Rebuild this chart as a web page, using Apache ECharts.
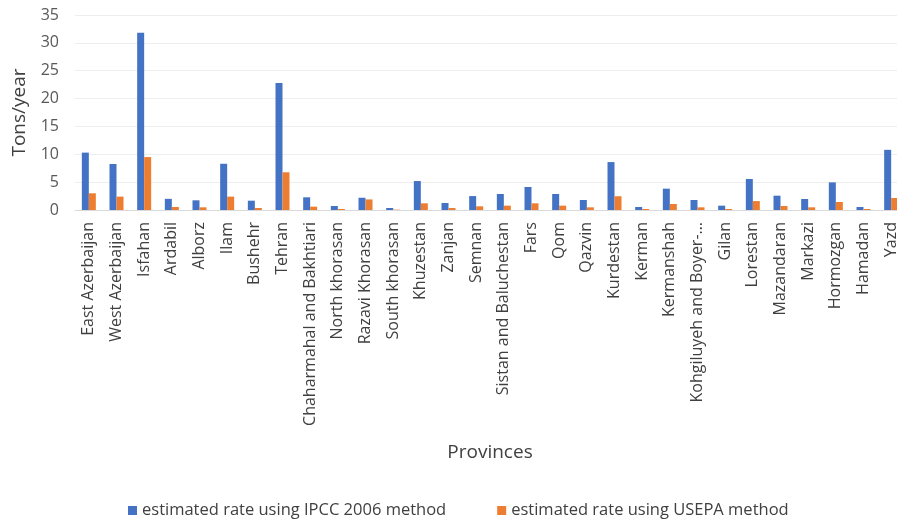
<!DOCTYPE html>
<html><head><meta charset="utf-8">
<script src="https://cdn.jsdelivr.net/npm/echarts@6/dist/echarts.min.js"></script>
<style>html,body{margin:0;padding:0;background:#fff}#c{width:897px;height:519px}</style>
</head><body><div id="c"></div>
<script>
const provinces = ["East Azerbaijan","West Azerbaijan","Isfahan","Ardabil","Alborz","Ilam","Bushehr","Tehran","Chaharmahal and Bakhtiari","North khorasan","Razavi Khorasan","South khorasan","Khuzestan","Zanjan","Semnan","Sistan and Baluchestan","Fars","Qom","Qazvin","Kurdestan","Kerman","Kermanshah","Kohgiluyeh and Boyer-…","Gilan","Lorestan","Mazandaran","Markazi","Hormozgan","Hamadan","Yazd"];
const ipcc = [10.3,8.26,31.8,2.0,1.74,8.3,1.67,22.8,2.28,0.72,2.2,0.36,5.2,1.26,2.5,2.87,4.13,2.87,1.8,8.6,0.54,3.83,1.8,0.78,5.56,2.57,1.97,4.96,0.54,10.8];
const usepa = [3.0,2.4,9.5,0.54,0.48,2.4,0.36,6.77,0.6,0.18,1.9,0.06,1.2,0.36,0.66,0.78,1.2,0.78,0.48,2.47,0.18,1.08,0.48,0.18,1.6,0.72,0.48,1.44,0.18,2.15];
const yTicks = [0,5,10,15,20,25,30,35];
const seriesNames = ["estimated rate using IPCC 2006 method","estimated rate using USEPA method"];

const font = "Open Sans";
const chart = echarts.init(document.getElementById('c'), null, {renderer:'canvas'});
chart.setOption({
  animation:false,
  textStyle:{fontFamily:font},
  grid:{left:75, top:15, width:830, height:195, outerBoundsMode:'none', containLabel:false},
  legend:{
    data:seriesNames, left:123, top:497, itemWidth:9, itemHeight:9, itemGap:51,
    icon:'rect', textStyle:{fontFamily:font, fontSize:16.5, color:'#404040'}
  },
  xAxis:{
    type:'category', data:provinces,
    name:'Provinces', nameLocation:'middle', nameGap:233,
    nameTextStyle:{fontFamily:font, fontSize:19, color:'#404040'},
    axisLine:{lineStyle:{color:'#d9d9d9', width:1}},
    axisTick:{show:false},
    axisLabel:{rotate:90, interval:0, fontFamily:font, fontSize:16, color:'#404040', margin:12}
  },
  yAxis:{
    type:'value', min:yTicks[0], max:yTicks[yTicks.length-1], interval:5,
    name:'Tons/year', nameLocation:'middle', nameGap:46,
    nameTextStyle:{fontFamily:font, fontSize:19, color:'#404040'},
    axisLine:{show:false}, axisTick:{show:false},
    axisLabel:{fontFamily:font, fontSize:16, color:'#595959', margin:16},
    splitLine:{lineStyle:{color:'#eeeeee', width:1}}
  },
  series:[
    {name:seriesNames[0], type:'bar', data:ipcc, barWidth:7, barGap:'0%', itemStyle:{color:'#4472c4'}},
    {name:seriesNames[1], type:'bar', data:usepa, barWidth:7, barGap:'0%', itemStyle:{color:'#ed7d31'}}
  ]
});
</script></body></html>
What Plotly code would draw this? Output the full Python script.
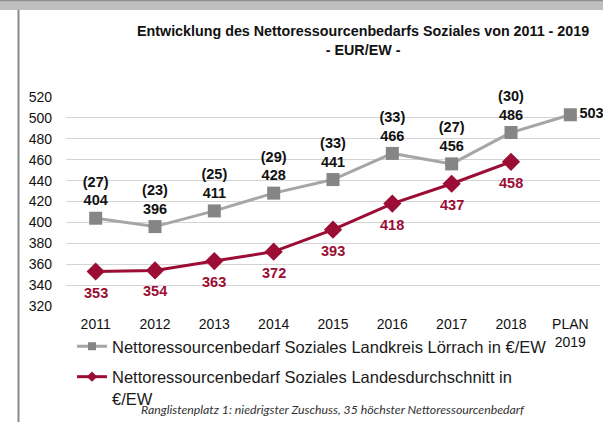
import plotly.graph_objects as go

categories = ["2011", "2012", "2013", "2014", "2015", "2016", "2017", "2018", "PLAN<br>2019"]
loerrach = [404, 396, 411, 428, 441, 466, 456, 486, 503]
ranks = ["27", "23", "25", "29", "33", "33", "27", "30", None]
landes = [353, 354, 363, 372, 393, 418, 437, 458]
y_ticks = [320, 340, 360, 380, 400, 420, 440, 460, 480, 500, 520]

name_lk = "Nettoressourcenbedarf Soziales Landkreis Lörrach in €/EW"
name_ld = "Nettoressourcenbedarf Soziales Landesdurchschnitt in<br>€/EW"
title_text = "<b>Entwicklung des Nettoressourcenbedarfs Soziales von 2011 - 2019<br>- EUR/EW -</b>"
note_text = "<i>Ranglistenplatz 1: niedrigster Zuschuss, 35 höchster Nettoressourcenbedarf</i>"

W, H = 603, 422
ML, MR, MT, MB = 66, 3, 97, 116
PW, PH = W - ML - MR, H - MT - MB

def px(x):
    return (x - ML) / PW

def py(y):
    return (H - MB - y) / PH

GRAY_LINE = "#a6a6a6"
GRAY_MARK = "#858585"
RED = "#9b0d35"
FONT = "Liberation Sans, Arial, sans-serif"

lk_text = []
lk_pos = []
for v, r in zip(loerrach, ranks):
    if r is None:
        lk_text.append(f"{v}")
        lk_pos.append("middle right")
    else:
        lk_text.append(f"({r})<br>{v}")
        lk_pos.append("top center")

fig = go.Figure()
fig.add_trace(go.Scatter(
    x=categories, y=loerrach, name=name_lk, showlegend=False,
    mode="lines+markers+text",
    line=dict(color=GRAY_LINE, width=3),
    marker=dict(symbol="square", size=13, color=GRAY_MARK),
    text=lk_text, textposition=lk_pos,
    textfont=dict(family=FONT, size=14.5, color="#111111", weight="bold"),
    cliponaxis=False,
))
fig.add_trace(go.Scatter(
    x=categories[:len(landes)], y=landes, name=name_ld, showlegend=False,
    mode="lines+markers",
    line=dict(color=RED, width=3),
    marker=dict(symbol="diamond", size=14, color=RED),
    cliponaxis=False,
))
# legend entries with smaller symbols, as in the reference
fig.add_trace(go.Scatter(
    x=[None], y=[None], name=name_lk, legendgroup="a", mode="lines+markers",
    line=dict(color=GRAY_LINE, width=3),
    marker=dict(symbol="square", size=8, color=GRAY_MARK),
))
fig.add_trace(go.Scatter(
    x=[None], y=[None], name=name_ld, legendgroup="b", mode="lines+markers",
    line=dict(color=RED, width=3),
    marker=dict(symbol="diamond", size=8, color=RED),
))

annotations = [
    dict(text=title_text, xref="paper", yref="paper", x=px(363), y=py(21), xanchor="center",
         yanchor="top", showarrow=False, align="center",
         font=dict(family=FONT, size=14.3, color="#111111")),
    dict(text=note_text, xref="paper", yref="paper", x=px(333), y=py(409), xanchor="center",
         yanchor="middle", showarrow=False,
         font=dict(family="Lato, Carlito, sans-serif", size=12.3, color="#333333")),
]
for i, v in enumerate(landes):
    annotations.append(dict(
        text=f"<b>{v}</b>", x=i, y=v, xref="x", yref="y", showarrow=False,
        yshift=-21, xanchor="center", yanchor="middle",
        font=dict(family=FONT, size=14.5, color=RED),
    ))

shapes = [
    dict(type="rect", xref="paper", yref="paper", x0=px(-5), x1=px(W + 5), y0=py(10), y1=py(-5),
         fillcolor="#bfbfbf", line=dict(width=0), layer="above"),
    dict(type="line", xref="paper", yref="paper", x0=px(-5), x1=px(W + 5), y0=py(0.5), y1=py(0.5),
         line=dict(color="#8f8f8f", width=1.5)),
    dict(type="line", xref="paper", yref="paper", x0=px(18.5), x1=px(18.5), y0=py(10), y1=py(H + 5),
         line=dict(color="#8a8a8a", width=2)),
]

fig.update_layout(
    width=W, height=H,
    margin=dict(l=ML, r=MR, t=MT, b=MB, pad=0, autoexpand=False),
    paper_bgcolor="white", plot_bgcolor="white",
    font=dict(family=FONT, size=14, color="#111111"),
    showlegend=True,
    legend=dict(x=px(72), y=py(329), xanchor="left", yanchor="top",
                font=dict(family=FONT, size=16.5, color="#1a1a1a"),
                valign="top", tracegroupgap=6, bgcolor="rgba(0,0,0,0)",
                itemwidth=30),
    shapes=shapes,
    annotations=annotations,
)
fig.update_xaxes(
    type="category", showgrid=False, zeroline=False, showline=False,
    ticks="", tickfont=dict(size=14, color="#111111"), range=[-0.5, 8.5],
    ticklabelstandoff=8,
)
fig.update_yaxes(
    range=[320, 520], tickvals=y_ticks, showgrid=True, gridcolor="#d4d4d4", gridwidth=1.2,
    zeroline=False, showline=False, ticks="", ticklabelstandoff=13,
    tickfont=dict(size=14, color="#111111"),
)

fig.write_html(
    "out.html",
    config={"displayModeBar": False},
    post_script="document.body.style.margin='0';document.body.style.overflow='hidden';",
)
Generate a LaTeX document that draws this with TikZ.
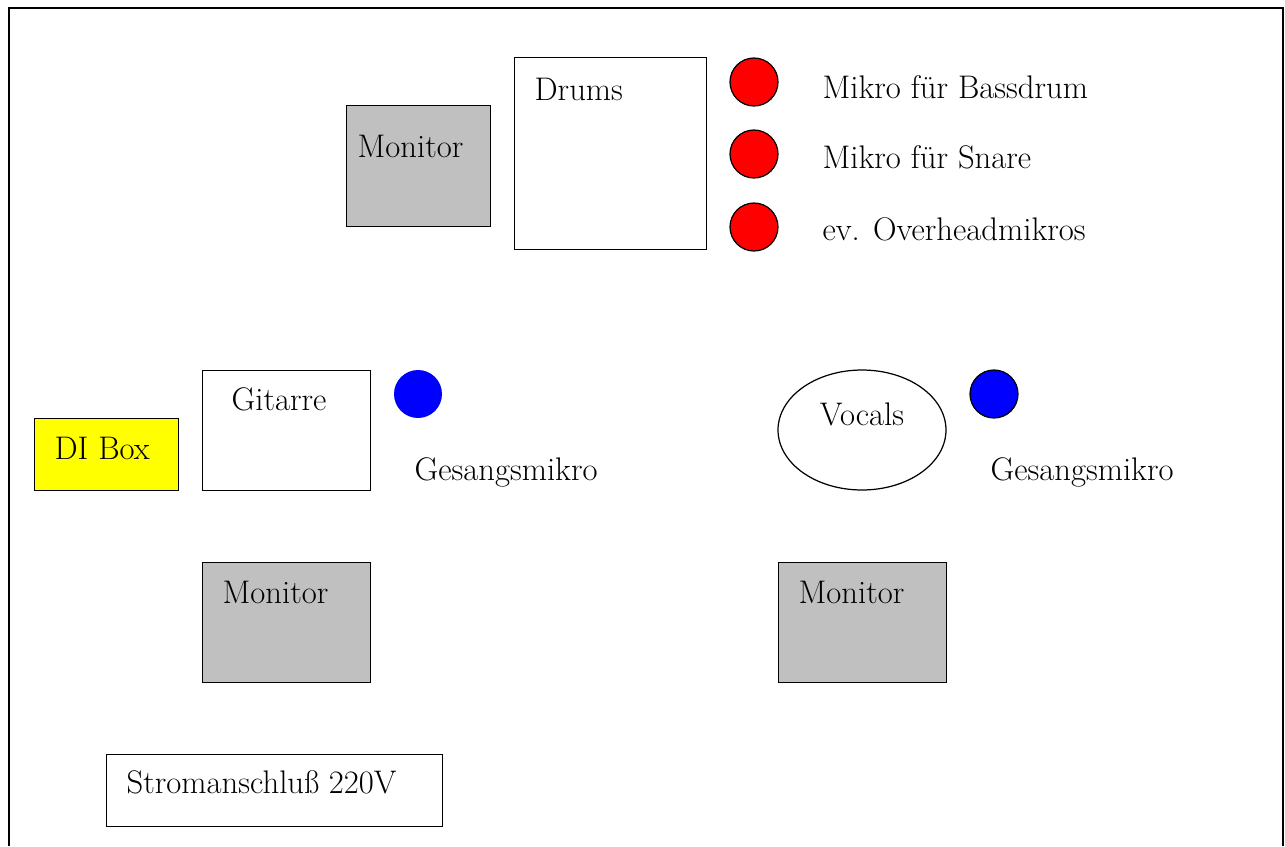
\documentclass[tikz,border=0pt]{standalone}
\usetikzlibrary{shapes.geometric}
\definecolor{monigray}{RGB}{192,192,192}
\definecolor{diyellow}{RGB}{255,255,0}
\definecolor{micred}{RGB}{255,0,0}
\definecolor{micblue}{RGB}{0,0,255}
\begin{document}
\begin{tikzpicture}[x=0.02cm, y=-0.02cm, line width=0.7pt,
    box/.style = {draw, rectangle, inner sep=0, anchor=north west},
    moni/.style = {box, fill=monigray},
    mic/.style = {draw, circle, inner sep=0, minimum size=0.96cm},
    txt/.style = {anchor=base west, inner sep=0, font=\fontsize{18.6}{22}\selectfont}]

            \useasboundingbox (0,0) rectangle (1285,846);

            % Frame
            \coordinate (F0) at (9,846);
            \coordinate (F1) at (9,8);
            \coordinate (F2) at (1283,8);
            \coordinate (F3) at (1283,846);
            \draw[line width=0.8pt] (F0) -- (F1) -- (F2) -- (F3);

            % Boxes
            \node[moni, minimum width=2.88cm, minimum height=2.42cm] (M0) at (346,105) {};
            \node[box, minimum width=3.84cm, minimum height=3.84cm] (Dr) at (514,57) {};
            \node[box, minimum width=3.36cm, minimum height=2.4cm] (Gi) at (202,370) {};
            \node[box, fill=diyellow, minimum width=2.88cm, minimum height=1.44cm] (DI) at (34,418) {};
            \node[draw, ellipse, minimum width=3.36cm, minimum height=2.4cm] (Vo) at (862,430) {};
            \node[moni, minimum width=3.36cm, minimum height=2.4cm] (M1) at (202,562) {};
            \node[moni, minimum width=3.36cm, minimum height=2.4cm] (M2) at (778,562) {};
            \node[box, minimum width=6.72cm, minimum height=1.44cm] (St) at (106,754) {};

            % Mikros
            \node[mic, fill=micred] (R0) at (754,82) {};
            \node[mic, fill=micred] (R1) at (754,154) {};
            \node[mic, fill=micred] (R2) at (754,227) {};
            \node[mic, fill=micblue, draw=none] (B0) at (418,394) {};
            \node[mic, fill=micblue] (B1) at (994,394) {};

            % Texts
            \node[txt] (tM0) at (357,157) {Monitor};
            \node[txt] (tDr) at (534,100) {Drums};
            \node[txt] (tR0) at (822,98) {Mikro für Bassdrum};
            \node[txt] (tR1) at (822,168) {Mikro für Snare};
            \node[txt] (tR2) at (822,240) {ev. Overheadmikros};
            \node[txt] (tGi) at (231,410) {Gitarre};
            \node[txt] (tDI) at (54,459) {DI Box};
            \node[txt, anchor=base] (tVo) at (862,425) {Vocals};
            \node[txt] (tB0) at (414,480) {Gesangsmikro};
            \node[txt] (tB1) at (990,480) {Gesangsmikro};
            \node[txt] (tM1) at (222,603) {Monitor};
            \node[txt] (tM2) at (798,603) {Monitor};
            \node[txt] (tSt) at (126,793) {Stromanschluß 220V};
        \end{tikzpicture}
\end{document}
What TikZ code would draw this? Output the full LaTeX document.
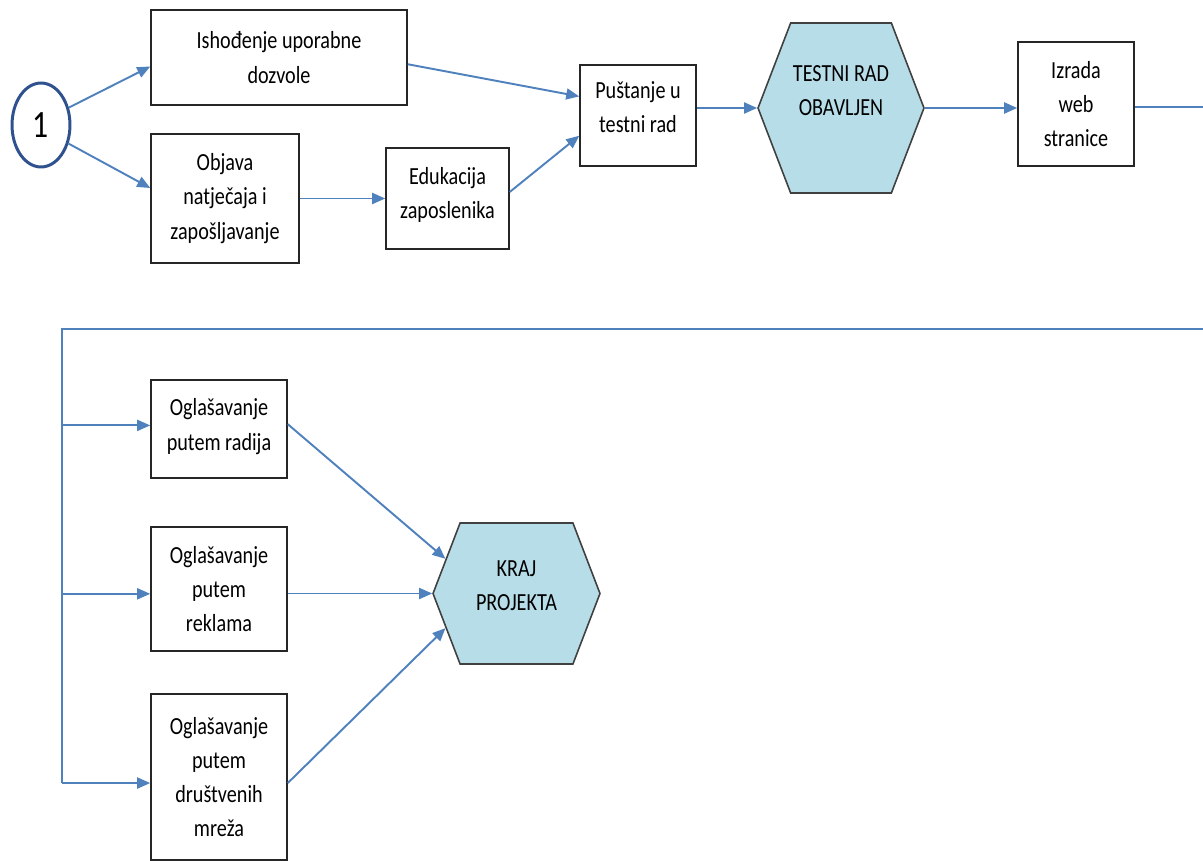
\documentclass[tikz,border=0pt]{standalone}
\usepackage{fontspec}
\setmainfont{Carlito}
\newfontfamily\uzak[FakeStretch=0.82]{Carlito}
\usetikzlibrary{arrows.meta,shapes.geometric,shapes.symbols}
\definecolor{strelica}{RGB}{79,129,189}
\definecolor{krug}{RGB}{47,82,143}
\definecolor{heksa}{RGB}{183,221,232}
\tikzset{
  korak/.style={draw=black!85, line width=0.9pt, align=center, inner sep=0pt,
    font=\uzak\fontsize{14pt}{19.5pt}\selectfont},
  cilj/.style={shape=signal, signal to=west and east, signal pointer angle=138,
    draw=black!75, fill=heksa, line width=0.9pt, align=center, inner sep=0pt,
    font=\uzak\fontsize{14pt}{19.5pt}\selectfont},
  veza/.style={draw=strelica, line width=1.1pt, -{Triangle[length=0.26cm,width=0.22cm]}},
  linija/.style={draw=strelica, line width=1.1pt}
}
\begin{document}
\begin{tikzpicture}[x=0.02cm, y=-0.02cm]
  %%%%% START %%%%%
  \useasboundingbox (0, 0) rectangle (1203, 861);

  \node[draw=krug, line width=1.7pt, ellipse, minimum width=1.16cm, minimum height=1.68cm,
    inner sep=0pt, font=\uzak\fontsize{22pt}{24pt}\selectfont] (start) at (41, 125) {1};

  \node[korak, minimum width=5.12cm, minimum height=1.9cm] (uporabna) at (279, 57.5) {Ishođenje uporabne\\dozvole};
  \node[korak, minimum width=2.96cm, minimum height=2.58cm] (natjecaj) at (225, 198.5) {Objava\\natječaja i\\zapošljavanje};
  \node[korak, minimum width=2.46cm, minimum height=2.02cm] (edukacija) at (447.5, 198.5) {Edukacija\\zaposlenika\\[-0.45cm]~};
  \node[korak, minimum width=2.32cm, minimum height=2.02cm] (pustanje) at (638, 115.5) {Puštanje u\\testni rad\\[-0.36cm]~};
  \node[cilj, minimum width=3.32cm, minimum height=3.4cm] (testni) at (841, 108) {TESTNI RAD\\OBAVLJEN\\~};
  \node[korak, minimum width=2.32cm, minimum height=2.48cm] (web) at (1076, 104) {Izrada\\web\\stranice};

  \node[korak, minimum width=2.72cm, minimum height=1.96cm] (radio) at (219, 429) {Oglašavanje\\putem radija\\[-0.5cm]~};
  \node[korak, minimum width=2.72cm, minimum height=2.48cm] (reklame) at (219, 589) {Oglašavanje\\putem\\reklama};
  \node[korak, minimum width=2.72cm, minimum height=3.32cm] (mreze) at (219, 777) {Oglašavanje\\putem\\društvenih\\mreža};
  \node[cilj, minimum width=3.34cm, minimum height=2.82cm] (kraj) at (516.5, 593.5) {KRAJ\\PROJEKTA\\[-0.36cm]~};

  \coordinate (izlaz) at (1203, 107);
  \coordinate (povratak) at (1203, 329);
  \coordinate (kut) at (62, 329);

  % prvi red
  \draw[veza] (start.32) -- (uporabna.184);
  \draw[veza] (start.-34) -- (natjecaj.172);
  \draw[veza] (uporabna.-3) -- (pustanje.162);
  \draw[veza] (natjecaj) -- (edukacija);
  \draw[veza] (edukacija.6) -- (pustanje.199);
  \draw[veza] (pustanje.east |- testni.west) -- (testni.west);
  \draw[veza] (testni.east) -- (testni.east -| web.west);
  \draw[linija] (web.east |- izlaz) -- (izlaz);

  % drugi red
  \draw[linija] (povratak) -- (kut) -- (kut |- mreze.185);
  \draw[veza] (kut |- radio.177) -- (radio.177);
  \draw[veza] (kut |- reklame.184) -- (reklame.184);
  \draw[veza] (kut |- mreze.185) -- (mreze.185);
  \draw[veza] (radio.4) -- (kraj.154);
  \draw[veza] (reklame.east |- kraj.west) -- (kraj.west);
  \draw[veza] (mreze.-5) -- (kraj.206);

  %%%%% END %%%%%
\end{tikzpicture}
\end{document}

+ + +

▶ [What to produce]
Pick out the part that begins with the line containing "What Plotly code" and finishes with the line containing "niedrigster Zuschuss, 35", both included. Restate it exactly, without images.

▶ [Right answer]
What Plotly code would draw this? Output the full Python script.
import plotly.graph_objects as go

categories = ["2011", "2012", "2013", "2014", "2015", "2016", "2017", "2018", "PLAN<br>2019"]
loerrach = [404, 396, 411, 428, 441, 466, 456, 486, 503]
ranks = ["27", "23", "25", "29", "33", "33", "27", "30", None]
landes = [353, 354, 363, 372, 393, 418, 437, 458]
y_ticks = [320, 340, 360, 380, 400, 420, 440, 460, 480, 500, 520]

name_lk = "Nettoressourcenbedarf Soziales Landkreis Lörrach in €/EW"
name_ld = "Nettoressourcenbedarf Soziales Landesdurchschnitt in<br>€/EW"
title_text = "<b>Entwicklung des Nettoressourcenbedarfs Soziales von 2011 - 2019<br>- EUR/EW -</b>"
note_text = "<i>Ranglistenplatz 1: niedrigster Zuschuss, 35 höchster Nettoressourcenbedarf</i>"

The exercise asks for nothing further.